Retype the stretch of lines that starts at the line containing "Write the matplotlib code for this chart." and ends at the line containing "labels = ['ohne", inclusive. Do not include pictures.
__________________________________________________
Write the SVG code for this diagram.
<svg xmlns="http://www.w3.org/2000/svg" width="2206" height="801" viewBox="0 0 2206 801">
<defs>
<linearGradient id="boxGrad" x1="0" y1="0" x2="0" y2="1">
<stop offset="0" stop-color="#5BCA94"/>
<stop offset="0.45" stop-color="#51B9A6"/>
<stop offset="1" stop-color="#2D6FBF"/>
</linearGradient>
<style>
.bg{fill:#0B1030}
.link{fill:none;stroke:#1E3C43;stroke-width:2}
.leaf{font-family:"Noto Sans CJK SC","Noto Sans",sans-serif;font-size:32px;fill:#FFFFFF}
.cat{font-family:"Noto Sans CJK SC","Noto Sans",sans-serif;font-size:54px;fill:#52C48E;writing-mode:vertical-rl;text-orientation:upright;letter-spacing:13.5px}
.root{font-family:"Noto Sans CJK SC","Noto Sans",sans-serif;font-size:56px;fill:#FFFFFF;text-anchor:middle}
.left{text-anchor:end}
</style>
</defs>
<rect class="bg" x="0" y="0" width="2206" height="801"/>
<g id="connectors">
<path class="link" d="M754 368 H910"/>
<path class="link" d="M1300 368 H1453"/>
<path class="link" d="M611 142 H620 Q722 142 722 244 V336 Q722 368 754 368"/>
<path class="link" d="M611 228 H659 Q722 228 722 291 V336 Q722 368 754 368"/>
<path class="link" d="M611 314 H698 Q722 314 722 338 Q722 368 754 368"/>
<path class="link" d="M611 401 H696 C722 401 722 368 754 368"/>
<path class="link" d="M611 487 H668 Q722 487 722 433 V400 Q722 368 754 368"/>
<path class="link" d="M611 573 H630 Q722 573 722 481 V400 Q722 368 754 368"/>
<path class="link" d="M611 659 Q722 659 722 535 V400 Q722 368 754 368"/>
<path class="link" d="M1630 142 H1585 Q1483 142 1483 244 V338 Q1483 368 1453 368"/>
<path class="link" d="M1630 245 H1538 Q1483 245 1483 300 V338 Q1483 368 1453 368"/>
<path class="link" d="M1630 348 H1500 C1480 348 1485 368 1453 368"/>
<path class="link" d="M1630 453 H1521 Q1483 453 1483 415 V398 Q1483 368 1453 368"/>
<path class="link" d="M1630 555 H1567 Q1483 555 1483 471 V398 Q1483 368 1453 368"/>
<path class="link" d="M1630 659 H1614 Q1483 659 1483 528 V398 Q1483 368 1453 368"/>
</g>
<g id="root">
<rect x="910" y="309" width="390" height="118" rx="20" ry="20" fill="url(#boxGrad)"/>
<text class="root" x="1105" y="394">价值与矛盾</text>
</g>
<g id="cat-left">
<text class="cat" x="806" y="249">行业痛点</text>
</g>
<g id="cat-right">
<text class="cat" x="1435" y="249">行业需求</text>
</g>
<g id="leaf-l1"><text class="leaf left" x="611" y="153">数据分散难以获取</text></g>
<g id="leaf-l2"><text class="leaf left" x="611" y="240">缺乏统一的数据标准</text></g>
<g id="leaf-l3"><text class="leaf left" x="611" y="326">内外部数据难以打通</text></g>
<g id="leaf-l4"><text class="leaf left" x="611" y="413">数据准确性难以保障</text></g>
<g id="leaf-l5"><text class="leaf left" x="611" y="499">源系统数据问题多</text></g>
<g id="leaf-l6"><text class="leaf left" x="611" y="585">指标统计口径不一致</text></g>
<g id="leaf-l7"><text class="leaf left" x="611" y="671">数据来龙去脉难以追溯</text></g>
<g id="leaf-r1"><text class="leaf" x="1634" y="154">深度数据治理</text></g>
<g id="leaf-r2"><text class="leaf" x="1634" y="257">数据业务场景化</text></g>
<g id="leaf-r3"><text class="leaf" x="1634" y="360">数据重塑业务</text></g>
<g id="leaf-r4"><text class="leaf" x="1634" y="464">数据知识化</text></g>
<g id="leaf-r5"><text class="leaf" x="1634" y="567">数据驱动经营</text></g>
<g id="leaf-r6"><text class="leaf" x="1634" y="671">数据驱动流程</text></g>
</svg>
__________________________________________________
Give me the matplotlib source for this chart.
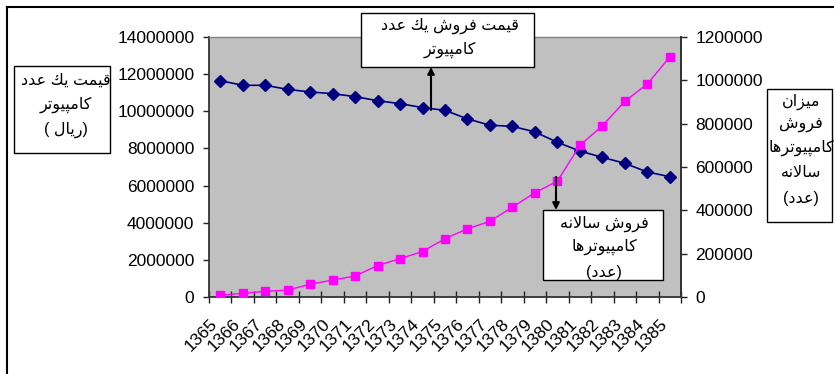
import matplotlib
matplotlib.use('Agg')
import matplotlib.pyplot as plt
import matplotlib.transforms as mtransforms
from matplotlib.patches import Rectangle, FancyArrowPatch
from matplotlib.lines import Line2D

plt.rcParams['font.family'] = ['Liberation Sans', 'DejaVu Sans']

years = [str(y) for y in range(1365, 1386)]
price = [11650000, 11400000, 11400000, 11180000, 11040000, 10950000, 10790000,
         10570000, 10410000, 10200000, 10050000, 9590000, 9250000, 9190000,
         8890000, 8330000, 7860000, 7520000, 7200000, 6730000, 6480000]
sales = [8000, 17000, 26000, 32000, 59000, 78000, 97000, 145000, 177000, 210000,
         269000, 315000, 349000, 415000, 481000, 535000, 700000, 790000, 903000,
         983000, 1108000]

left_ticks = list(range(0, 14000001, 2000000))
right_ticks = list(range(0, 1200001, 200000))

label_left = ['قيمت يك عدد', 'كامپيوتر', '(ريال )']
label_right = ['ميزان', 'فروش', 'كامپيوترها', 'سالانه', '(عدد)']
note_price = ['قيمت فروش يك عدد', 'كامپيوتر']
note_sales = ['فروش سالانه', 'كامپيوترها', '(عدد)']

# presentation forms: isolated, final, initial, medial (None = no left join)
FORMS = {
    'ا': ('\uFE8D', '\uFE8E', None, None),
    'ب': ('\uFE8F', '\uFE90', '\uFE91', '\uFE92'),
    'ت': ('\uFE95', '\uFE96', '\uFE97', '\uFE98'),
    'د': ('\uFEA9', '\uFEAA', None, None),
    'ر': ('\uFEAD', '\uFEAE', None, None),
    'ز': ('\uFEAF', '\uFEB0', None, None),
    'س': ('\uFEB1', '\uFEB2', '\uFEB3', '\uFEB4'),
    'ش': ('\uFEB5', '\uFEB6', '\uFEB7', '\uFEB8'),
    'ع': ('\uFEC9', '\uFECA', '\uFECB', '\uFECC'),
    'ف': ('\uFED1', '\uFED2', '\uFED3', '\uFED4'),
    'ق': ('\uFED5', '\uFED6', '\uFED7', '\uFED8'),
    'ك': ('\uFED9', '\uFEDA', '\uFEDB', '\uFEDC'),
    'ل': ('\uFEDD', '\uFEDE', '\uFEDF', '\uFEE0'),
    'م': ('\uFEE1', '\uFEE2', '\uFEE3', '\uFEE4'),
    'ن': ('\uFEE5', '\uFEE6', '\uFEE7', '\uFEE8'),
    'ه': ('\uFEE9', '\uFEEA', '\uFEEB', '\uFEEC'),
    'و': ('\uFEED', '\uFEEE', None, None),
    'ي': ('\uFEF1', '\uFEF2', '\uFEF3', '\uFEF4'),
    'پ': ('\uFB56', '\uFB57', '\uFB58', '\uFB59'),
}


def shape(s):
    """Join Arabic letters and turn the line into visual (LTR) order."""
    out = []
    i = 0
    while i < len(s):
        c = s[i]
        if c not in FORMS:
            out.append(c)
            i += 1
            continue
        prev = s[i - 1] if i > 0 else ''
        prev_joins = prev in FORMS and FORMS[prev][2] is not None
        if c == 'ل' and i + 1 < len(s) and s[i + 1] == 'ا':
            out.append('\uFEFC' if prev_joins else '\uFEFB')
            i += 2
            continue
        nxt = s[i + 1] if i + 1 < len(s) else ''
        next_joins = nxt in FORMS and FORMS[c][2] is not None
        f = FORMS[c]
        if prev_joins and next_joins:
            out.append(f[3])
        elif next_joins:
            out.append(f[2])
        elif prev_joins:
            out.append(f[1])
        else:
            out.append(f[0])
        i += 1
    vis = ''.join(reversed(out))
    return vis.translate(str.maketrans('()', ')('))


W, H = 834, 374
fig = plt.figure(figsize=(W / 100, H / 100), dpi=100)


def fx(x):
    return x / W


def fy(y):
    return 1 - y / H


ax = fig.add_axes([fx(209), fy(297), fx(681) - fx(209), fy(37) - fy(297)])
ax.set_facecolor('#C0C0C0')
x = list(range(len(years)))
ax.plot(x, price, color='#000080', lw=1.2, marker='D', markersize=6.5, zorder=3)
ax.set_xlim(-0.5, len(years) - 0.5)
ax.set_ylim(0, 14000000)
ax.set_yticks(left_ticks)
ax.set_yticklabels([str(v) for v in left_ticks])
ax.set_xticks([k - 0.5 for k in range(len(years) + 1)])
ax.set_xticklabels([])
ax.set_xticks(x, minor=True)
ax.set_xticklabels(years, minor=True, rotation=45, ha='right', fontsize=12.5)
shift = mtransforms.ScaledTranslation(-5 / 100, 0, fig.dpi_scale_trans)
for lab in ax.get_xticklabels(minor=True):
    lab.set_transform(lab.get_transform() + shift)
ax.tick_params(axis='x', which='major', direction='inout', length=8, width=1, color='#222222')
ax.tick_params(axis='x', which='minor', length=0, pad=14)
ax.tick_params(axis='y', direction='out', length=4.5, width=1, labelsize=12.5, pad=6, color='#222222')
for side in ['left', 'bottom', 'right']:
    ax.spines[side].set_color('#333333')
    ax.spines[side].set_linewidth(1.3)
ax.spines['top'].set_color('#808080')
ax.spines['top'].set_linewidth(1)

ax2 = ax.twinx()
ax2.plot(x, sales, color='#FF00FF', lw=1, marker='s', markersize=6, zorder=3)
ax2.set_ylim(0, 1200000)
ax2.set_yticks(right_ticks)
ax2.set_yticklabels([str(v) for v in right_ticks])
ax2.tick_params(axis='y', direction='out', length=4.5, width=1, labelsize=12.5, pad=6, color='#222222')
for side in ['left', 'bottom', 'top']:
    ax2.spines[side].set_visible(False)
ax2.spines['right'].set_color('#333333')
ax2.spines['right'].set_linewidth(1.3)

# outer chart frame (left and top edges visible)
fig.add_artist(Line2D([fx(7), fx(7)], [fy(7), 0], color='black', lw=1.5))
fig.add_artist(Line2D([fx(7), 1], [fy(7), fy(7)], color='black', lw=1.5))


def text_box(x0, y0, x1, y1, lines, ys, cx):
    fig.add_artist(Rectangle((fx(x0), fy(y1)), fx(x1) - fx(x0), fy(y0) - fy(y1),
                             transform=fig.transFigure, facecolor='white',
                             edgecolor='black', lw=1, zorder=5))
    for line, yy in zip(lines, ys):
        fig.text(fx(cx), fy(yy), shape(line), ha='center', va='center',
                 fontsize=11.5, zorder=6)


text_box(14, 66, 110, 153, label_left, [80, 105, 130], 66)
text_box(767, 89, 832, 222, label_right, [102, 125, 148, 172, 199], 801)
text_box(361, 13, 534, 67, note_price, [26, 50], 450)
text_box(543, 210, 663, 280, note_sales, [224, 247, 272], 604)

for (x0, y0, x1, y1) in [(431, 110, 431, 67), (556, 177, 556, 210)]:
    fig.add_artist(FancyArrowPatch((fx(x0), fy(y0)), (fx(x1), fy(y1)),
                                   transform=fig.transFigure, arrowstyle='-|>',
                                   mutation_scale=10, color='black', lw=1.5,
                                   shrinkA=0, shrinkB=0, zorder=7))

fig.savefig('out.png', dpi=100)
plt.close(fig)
__________________________________________________
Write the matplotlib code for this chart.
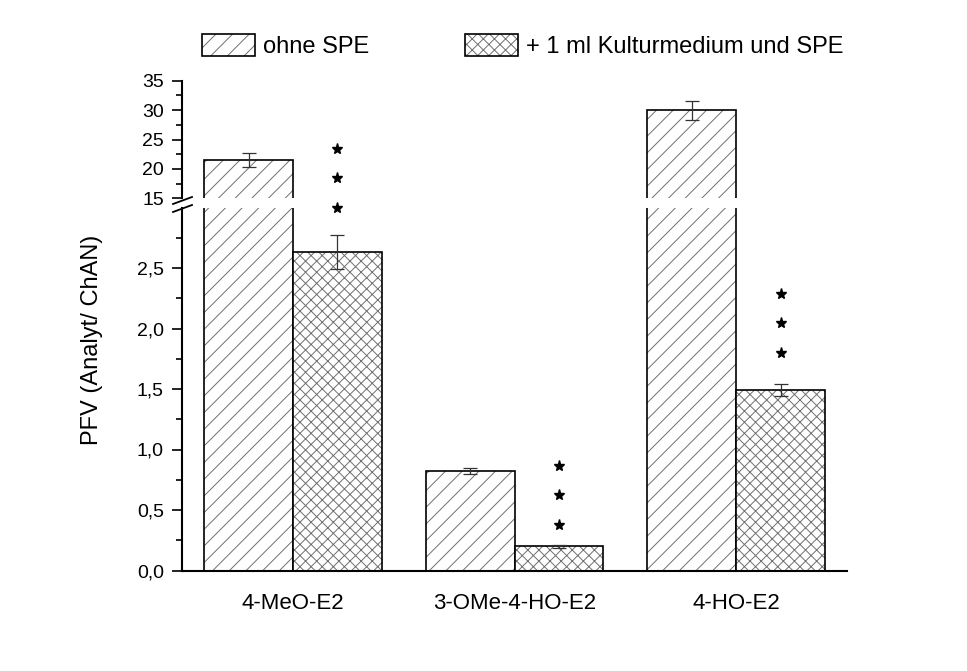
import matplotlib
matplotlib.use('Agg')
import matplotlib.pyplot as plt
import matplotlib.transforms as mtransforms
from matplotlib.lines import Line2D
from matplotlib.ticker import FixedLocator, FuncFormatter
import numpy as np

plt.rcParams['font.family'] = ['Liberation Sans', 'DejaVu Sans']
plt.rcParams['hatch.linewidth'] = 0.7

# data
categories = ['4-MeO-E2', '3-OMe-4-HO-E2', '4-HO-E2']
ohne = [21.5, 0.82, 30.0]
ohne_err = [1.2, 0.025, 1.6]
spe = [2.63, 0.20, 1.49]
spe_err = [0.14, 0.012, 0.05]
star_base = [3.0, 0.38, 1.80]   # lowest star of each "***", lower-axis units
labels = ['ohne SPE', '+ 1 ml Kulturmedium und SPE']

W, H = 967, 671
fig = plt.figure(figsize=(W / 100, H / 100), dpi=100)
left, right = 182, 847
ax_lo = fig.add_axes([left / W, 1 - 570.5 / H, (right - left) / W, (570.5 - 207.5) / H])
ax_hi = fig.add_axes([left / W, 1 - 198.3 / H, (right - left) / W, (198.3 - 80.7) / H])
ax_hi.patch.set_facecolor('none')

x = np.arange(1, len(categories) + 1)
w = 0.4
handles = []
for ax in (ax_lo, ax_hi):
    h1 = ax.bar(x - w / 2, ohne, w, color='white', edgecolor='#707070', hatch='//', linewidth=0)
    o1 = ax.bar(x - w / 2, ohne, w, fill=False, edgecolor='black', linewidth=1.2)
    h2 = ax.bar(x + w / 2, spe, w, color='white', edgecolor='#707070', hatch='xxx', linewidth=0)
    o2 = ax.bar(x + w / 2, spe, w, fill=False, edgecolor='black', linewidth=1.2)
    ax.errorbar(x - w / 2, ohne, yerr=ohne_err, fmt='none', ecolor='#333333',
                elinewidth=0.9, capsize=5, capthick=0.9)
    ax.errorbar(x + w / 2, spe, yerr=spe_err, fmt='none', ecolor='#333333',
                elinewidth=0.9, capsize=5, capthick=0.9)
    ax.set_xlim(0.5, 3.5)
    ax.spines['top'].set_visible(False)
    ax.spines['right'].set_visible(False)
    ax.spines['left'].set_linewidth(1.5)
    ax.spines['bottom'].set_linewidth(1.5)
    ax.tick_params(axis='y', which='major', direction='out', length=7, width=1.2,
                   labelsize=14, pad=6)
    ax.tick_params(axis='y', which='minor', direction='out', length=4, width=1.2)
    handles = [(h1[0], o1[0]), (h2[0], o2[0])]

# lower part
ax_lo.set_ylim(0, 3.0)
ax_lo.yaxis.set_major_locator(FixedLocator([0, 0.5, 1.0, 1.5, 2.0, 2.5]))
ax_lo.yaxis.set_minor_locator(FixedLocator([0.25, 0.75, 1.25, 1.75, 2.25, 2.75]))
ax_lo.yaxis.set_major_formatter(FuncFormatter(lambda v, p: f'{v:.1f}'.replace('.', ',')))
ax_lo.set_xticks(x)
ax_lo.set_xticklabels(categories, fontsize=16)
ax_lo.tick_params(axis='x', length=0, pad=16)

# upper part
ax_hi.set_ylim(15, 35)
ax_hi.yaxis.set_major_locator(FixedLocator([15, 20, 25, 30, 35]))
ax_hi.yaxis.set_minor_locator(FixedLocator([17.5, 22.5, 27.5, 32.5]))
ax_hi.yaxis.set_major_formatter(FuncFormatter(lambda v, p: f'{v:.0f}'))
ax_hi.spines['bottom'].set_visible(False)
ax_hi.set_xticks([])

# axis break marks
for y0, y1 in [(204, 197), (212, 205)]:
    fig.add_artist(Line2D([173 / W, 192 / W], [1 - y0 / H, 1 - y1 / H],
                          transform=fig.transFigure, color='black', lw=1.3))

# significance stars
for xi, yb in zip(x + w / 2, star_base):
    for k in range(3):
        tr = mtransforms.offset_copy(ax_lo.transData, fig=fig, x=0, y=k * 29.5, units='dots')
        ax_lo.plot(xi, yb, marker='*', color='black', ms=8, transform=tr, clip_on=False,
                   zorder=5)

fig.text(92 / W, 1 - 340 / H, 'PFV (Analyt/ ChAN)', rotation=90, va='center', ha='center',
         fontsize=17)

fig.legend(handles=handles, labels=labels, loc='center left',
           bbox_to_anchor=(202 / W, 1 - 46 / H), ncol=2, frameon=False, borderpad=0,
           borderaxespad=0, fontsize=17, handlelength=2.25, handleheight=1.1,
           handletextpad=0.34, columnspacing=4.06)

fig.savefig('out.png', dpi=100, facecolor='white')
__________________________________________________
▶ [The response]:
Write the matplotlib code for this chart.
import matplotlib
matplotlib.use('Agg')
import matplotlib.pyplot as plt
import matplotlib.transforms as mtransforms
from matplotlib.lines import Line2D
from matplotlib.ticker import FixedLocator, FuncFormatter
import numpy as np

plt.rcParams['font.family'] = ['Liberation Sans', 'DejaVu Sans']
plt.rcParams['hatch.linewidth'] = 0.7

# data
categories = ['4-MeO-E2', '3-OMe-4-HO-E2', '4-HO-E2']
ohne = [21.5, 0.82, 30.0]
ohne_err = [1.2, 0.025, 1.6]
spe = [2.63, 0.20, 1.49]
spe_err = [0.14, 0.012, 0.05]
star_base = [3.0, 0.38, 1.80]   # lowest star of each "***", lower-axis units
labels = ['ohne SPE', '+ 1 ml Kulturmedium und SPE']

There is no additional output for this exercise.